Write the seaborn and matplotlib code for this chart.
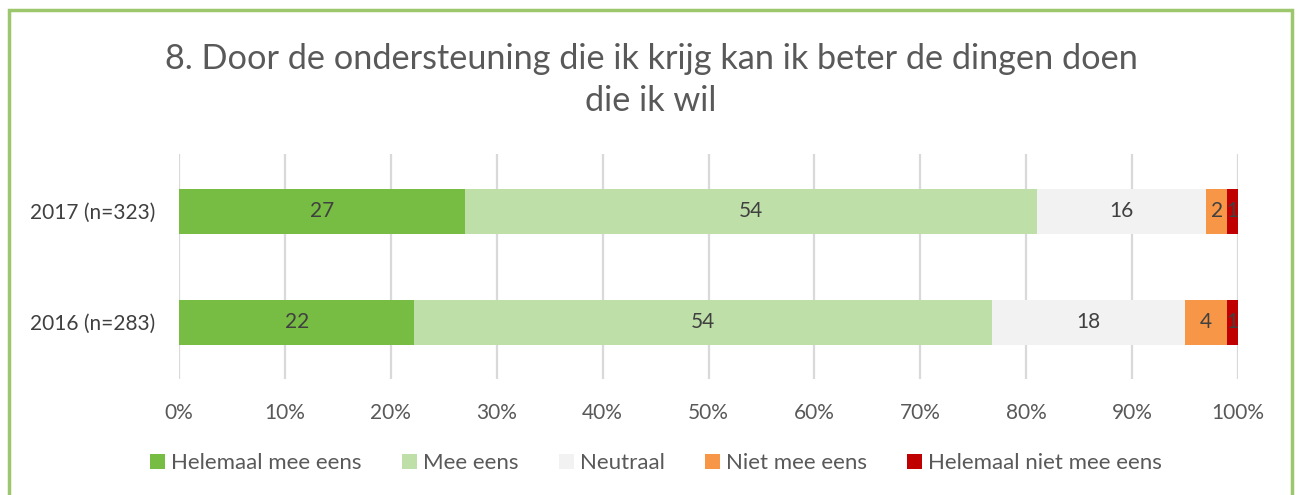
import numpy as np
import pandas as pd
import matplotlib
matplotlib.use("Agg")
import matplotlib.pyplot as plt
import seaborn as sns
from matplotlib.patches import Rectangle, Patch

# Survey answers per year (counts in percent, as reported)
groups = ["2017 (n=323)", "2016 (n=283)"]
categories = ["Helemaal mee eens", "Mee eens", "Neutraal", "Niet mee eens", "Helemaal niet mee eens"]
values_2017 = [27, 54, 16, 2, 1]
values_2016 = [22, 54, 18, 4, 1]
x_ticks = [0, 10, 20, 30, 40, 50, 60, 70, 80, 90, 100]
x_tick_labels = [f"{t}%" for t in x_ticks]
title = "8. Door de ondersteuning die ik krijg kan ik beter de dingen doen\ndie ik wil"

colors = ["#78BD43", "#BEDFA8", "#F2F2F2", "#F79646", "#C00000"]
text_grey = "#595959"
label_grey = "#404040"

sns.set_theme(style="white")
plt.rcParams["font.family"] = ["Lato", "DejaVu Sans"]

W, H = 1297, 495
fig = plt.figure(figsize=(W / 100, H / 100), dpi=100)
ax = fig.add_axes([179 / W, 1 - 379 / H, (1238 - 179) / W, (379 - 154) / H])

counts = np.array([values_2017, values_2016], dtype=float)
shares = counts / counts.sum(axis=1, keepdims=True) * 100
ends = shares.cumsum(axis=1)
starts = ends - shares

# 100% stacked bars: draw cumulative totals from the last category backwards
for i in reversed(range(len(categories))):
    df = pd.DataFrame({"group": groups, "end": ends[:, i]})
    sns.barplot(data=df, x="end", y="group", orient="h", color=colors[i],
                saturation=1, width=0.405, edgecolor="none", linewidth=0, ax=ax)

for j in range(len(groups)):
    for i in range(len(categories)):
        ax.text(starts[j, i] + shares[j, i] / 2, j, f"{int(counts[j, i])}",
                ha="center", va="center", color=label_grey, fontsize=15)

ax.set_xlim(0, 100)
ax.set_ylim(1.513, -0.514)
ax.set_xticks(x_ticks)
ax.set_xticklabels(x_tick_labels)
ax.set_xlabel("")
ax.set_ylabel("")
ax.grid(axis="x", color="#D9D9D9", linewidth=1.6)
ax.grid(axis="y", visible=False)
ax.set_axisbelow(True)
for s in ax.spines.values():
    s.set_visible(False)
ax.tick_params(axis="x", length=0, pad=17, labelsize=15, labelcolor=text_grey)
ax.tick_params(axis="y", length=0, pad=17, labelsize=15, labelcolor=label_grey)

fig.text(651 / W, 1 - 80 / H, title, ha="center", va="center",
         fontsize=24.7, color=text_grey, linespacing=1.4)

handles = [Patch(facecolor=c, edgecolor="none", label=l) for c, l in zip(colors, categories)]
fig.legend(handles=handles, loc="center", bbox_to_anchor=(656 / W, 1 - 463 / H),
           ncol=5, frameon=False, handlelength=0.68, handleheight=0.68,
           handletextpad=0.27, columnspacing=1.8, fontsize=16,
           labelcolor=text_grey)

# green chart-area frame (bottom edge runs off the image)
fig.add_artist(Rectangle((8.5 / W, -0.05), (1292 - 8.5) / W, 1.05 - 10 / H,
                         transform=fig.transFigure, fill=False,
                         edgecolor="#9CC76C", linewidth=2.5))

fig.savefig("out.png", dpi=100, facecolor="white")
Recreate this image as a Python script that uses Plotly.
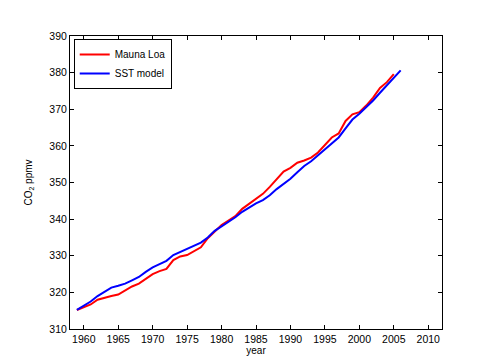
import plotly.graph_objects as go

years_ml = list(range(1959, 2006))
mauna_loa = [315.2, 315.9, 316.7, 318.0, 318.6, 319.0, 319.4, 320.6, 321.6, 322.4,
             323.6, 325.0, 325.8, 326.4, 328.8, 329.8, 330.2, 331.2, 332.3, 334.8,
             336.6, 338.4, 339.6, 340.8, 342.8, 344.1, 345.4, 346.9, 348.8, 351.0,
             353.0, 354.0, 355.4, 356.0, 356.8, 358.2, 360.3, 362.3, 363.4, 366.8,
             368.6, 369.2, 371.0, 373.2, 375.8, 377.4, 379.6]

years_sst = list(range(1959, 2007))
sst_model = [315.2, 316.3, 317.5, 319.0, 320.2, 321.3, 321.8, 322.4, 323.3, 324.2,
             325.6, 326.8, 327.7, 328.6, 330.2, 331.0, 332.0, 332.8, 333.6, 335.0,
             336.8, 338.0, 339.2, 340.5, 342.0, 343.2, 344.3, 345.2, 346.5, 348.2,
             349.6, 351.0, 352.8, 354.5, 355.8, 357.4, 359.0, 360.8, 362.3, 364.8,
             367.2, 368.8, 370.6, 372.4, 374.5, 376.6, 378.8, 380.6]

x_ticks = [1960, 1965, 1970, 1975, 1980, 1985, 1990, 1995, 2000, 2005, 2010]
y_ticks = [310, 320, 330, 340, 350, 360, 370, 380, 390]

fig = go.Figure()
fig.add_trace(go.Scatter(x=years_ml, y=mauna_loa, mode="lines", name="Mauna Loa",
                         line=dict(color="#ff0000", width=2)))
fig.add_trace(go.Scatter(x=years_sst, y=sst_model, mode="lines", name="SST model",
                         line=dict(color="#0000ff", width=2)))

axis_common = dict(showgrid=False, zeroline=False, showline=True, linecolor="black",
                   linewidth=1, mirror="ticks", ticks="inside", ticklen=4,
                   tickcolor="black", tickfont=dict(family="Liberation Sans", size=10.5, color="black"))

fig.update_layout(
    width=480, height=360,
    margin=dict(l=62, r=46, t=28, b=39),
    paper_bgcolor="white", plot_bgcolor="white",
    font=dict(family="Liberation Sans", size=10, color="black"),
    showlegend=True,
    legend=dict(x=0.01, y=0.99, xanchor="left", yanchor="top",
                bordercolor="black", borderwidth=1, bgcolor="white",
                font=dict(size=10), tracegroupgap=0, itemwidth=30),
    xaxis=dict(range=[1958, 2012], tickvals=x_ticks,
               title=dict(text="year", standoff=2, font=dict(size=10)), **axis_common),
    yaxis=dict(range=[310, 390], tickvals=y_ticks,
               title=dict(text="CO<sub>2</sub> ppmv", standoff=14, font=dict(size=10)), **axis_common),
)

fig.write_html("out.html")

Exercise | Your copy of the data should match it exactly, except that pictures are left out.

Result of the task |
Write the seaborn and matplotlib code for this chart.
import numpy as np
import pandas as pd
import matplotlib
matplotlib.use("Agg")
import matplotlib.pyplot as plt
import seaborn as sns
from matplotlib.patches import Rectangle, Patch

# Survey answers per year (counts in percent, as reported)
groups = ["2017 (n=323)", "2016 (n=283)"]
categories = ["Helemaal mee eens", "Mee eens", "Neutraal", "Niet mee eens", "Helemaal niet mee eens"]
values_2017 = [27, 54, 16, 2, 1]
values_2016 = [22, 54, 18, 4, 1]
x_ticks = [0, 10, 20, 30, 40, 50, 60, 70, 80, 90, 100]
x_tick_labels = [f"{t}%" for t in x_ticks]
title = "8. Door de ondersteuning die ik krijg kan ik beter de dingen doen\ndie ik wil"

colors = ["#78BD43", "#BEDFA8", "#F2F2F2", "#F79646", "#C00000"]
text_grey = "#595959"
label_grey = "#404040"

sns.set_theme(style="white")
plt.rcParams["font.family"] = ["Lato", "DejaVu Sans"]

W, H = 1297, 495
fig = plt.figure(figsize=(W / 100, H / 100), dpi=100)
ax = fig.add_axes([179 / W, 1 - 379 / H, (1238 - 179) / W, (379 - 154) / H])

counts = np.array([values_2017, values_2016], dtype=float)
shares = counts / counts.sum(axis=1, keepdims=True) * 100
ends = shares.cumsum(axis=1)
starts = ends - shares

# 100% stacked bars: draw cumulative totals from the last category backwards
for i in reversed(range(len(categories))):
    df = pd.DataFrame({"group": groups, "end": ends[:, i]})
    sns.barplot(data=df, x="end", y="group", orient="h", color=colors[i],
                saturation=1, width=0.405, edgecolor="none", linewidth=0, ax=ax)

for j in range(len(groups)):
    for i in range(len(categories)):
        ax.text(starts[j, i] + shares[j, i] / 2, j, f"{int(counts[j, i])}",
                ha="center", va="center", color=label_grey, fontsize=15)

ax.set_xlim(0, 100)
ax.set_ylim(1.513, -0.514)
ax.set_xticks(x_ticks)
ax.set_xticklabels(x_tick_labels)
ax.set_xlabel("")
ax.set_ylabel("")
ax.grid(axis="x", color="#D9D9D9", linewidth=1.6)
ax.grid(axis="y", visible=False)
ax.set_axisbelow(True)
for s in ax.spines.values():
    s.set_visible(False)
ax.tick_params(axis="x", length=0, pad=17, labelsize=15, labelcolor=text_grey)
ax.tick_params(axis="y", length=0, pad=17, labelsize=15, labelcolor=label_grey)

fig.text(651 / W, 1 - 80 / H, title, ha="center", va="center",
         fontsize=24.7, color=text_grey, linespacing=1.4)

handles = [Patch(facecolor=c, edgecolor="none", label=l) for c, l in zip(colors, categories)]
fig.legend(handles=handles, loc="center", bbox_to_anchor=(656 / W, 1 - 463 / H),
           ncol=5, frameon=False, handlelength=0.68, handleheight=0.68,
           handletextpad=0.27, columnspacing=1.8, fontsize=16,
           labelcolor=text_grey)

# green chart-area frame (bottom edge runs off the image)
fig.add_artist(Rectangle((8.5 / W, -0.05), (1292 - 8.5) / W, 1.05 - 10 / H,
                         transform=fig.transFigure, fill=False,
                         edgecolor="#9CC76C", linewidth=2.5))

fig.savefig("out.png", dpi=100, facecolor="white")
Recreate this image as a Python script that uses Plotly.
import plotly.graph_objects as go

years_ml = list(range(1959, 2006))
mauna_loa = [315.2, 315.9, 316.7, 318.0, 318.6, 319.0, 319.4, 320.6, 321.6, 322.4,
             323.6, 325.0, 325.8, 326.4, 328.8, 329.8, 330.2, 331.2, 332.3, 334.8,
             336.6, 338.4, 339.6, 340.8, 342.8, 344.1, 345.4, 346.9, 348.8, 351.0,
             353.0, 354.0, 355.4, 356.0, 356.8, 358.2, 360.3, 362.3, 363.4, 366.8,
             368.6, 369.2, 371.0, 373.2, 375.8, 377.4, 379.6]

years_sst = list(range(1959, 2007))
sst_model = [315.2, 316.3, 317.5, 319.0, 320.2, 321.3, 321.8, 322.4, 323.3, 324.2,
             325.6, 326.8, 327.7, 328.6, 330.2, 331.0, 332.0, 332.8, 333.6, 335.0,
             336.8, 338.0, 339.2, 340.5, 342.0, 343.2, 344.3, 345.2, 346.5, 348.2,
             349.6, 351.0, 352.8, 354.5, 355.8, 357.4, 359.0, 360.8, 362.3, 364.8,
             367.2, 368.8, 370.6, 372.4, 374.5, 376.6, 378.8, 380.6]

x_ticks = [1960, 1965, 1970, 1975, 1980, 1985, 1990, 1995, 2000, 2005, 2010]
y_ticks = [310, 320, 330, 340, 350, 360, 370, 380, 390]

fig = go.Figure()
fig.add_trace(go.Scatter(x=years_ml, y=mauna_loa, mode="lines", name="Mauna Loa",
                         line=dict(color="#ff0000", width=2)))
fig.add_trace(go.Scatter(x=years_sst, y=sst_model, mode="lines", name="SST model",
                         line=dict(color="#0000ff", width=2)))

axis_common = dict(showgrid=False, zeroline=False, showline=True, linecolor="black",
                   linewidth=1, mirror="ticks", ticks="inside", ticklen=4,
                   tickcolor="black", tickfont=dict(family="Liberation Sans", size=10.5, color="black"))

fig.update_layout(
    width=480, height=360,
    margin=dict(l=62, r=46, t=28, b=39),
    paper_bgcolor="white", plot_bgcolor="white",
    font=dict(family="Liberation Sans", size=10, color="black"),
    showlegend=True,
    legend=dict(x=0.01, y=0.99, xanchor="left", yanchor="top",
                bordercolor="black", borderwidth=1, bgcolor="white",
                font=dict(size=10), tracegroupgap=0, itemwidth=30),
    xaxis=dict(range=[1958, 2012], tickvals=x_ticks,
               title=dict(text="year", standoff=2, font=dict(size=10)), **axis_common),
    yaxis=dict(range=[310, 390], tickvals=y_ticks,
               title=dict(text="CO<sub>2</sub> ppmv", standoff=14, font=dict(size=10)), **axis_common),
)

fig.write_html("out.html")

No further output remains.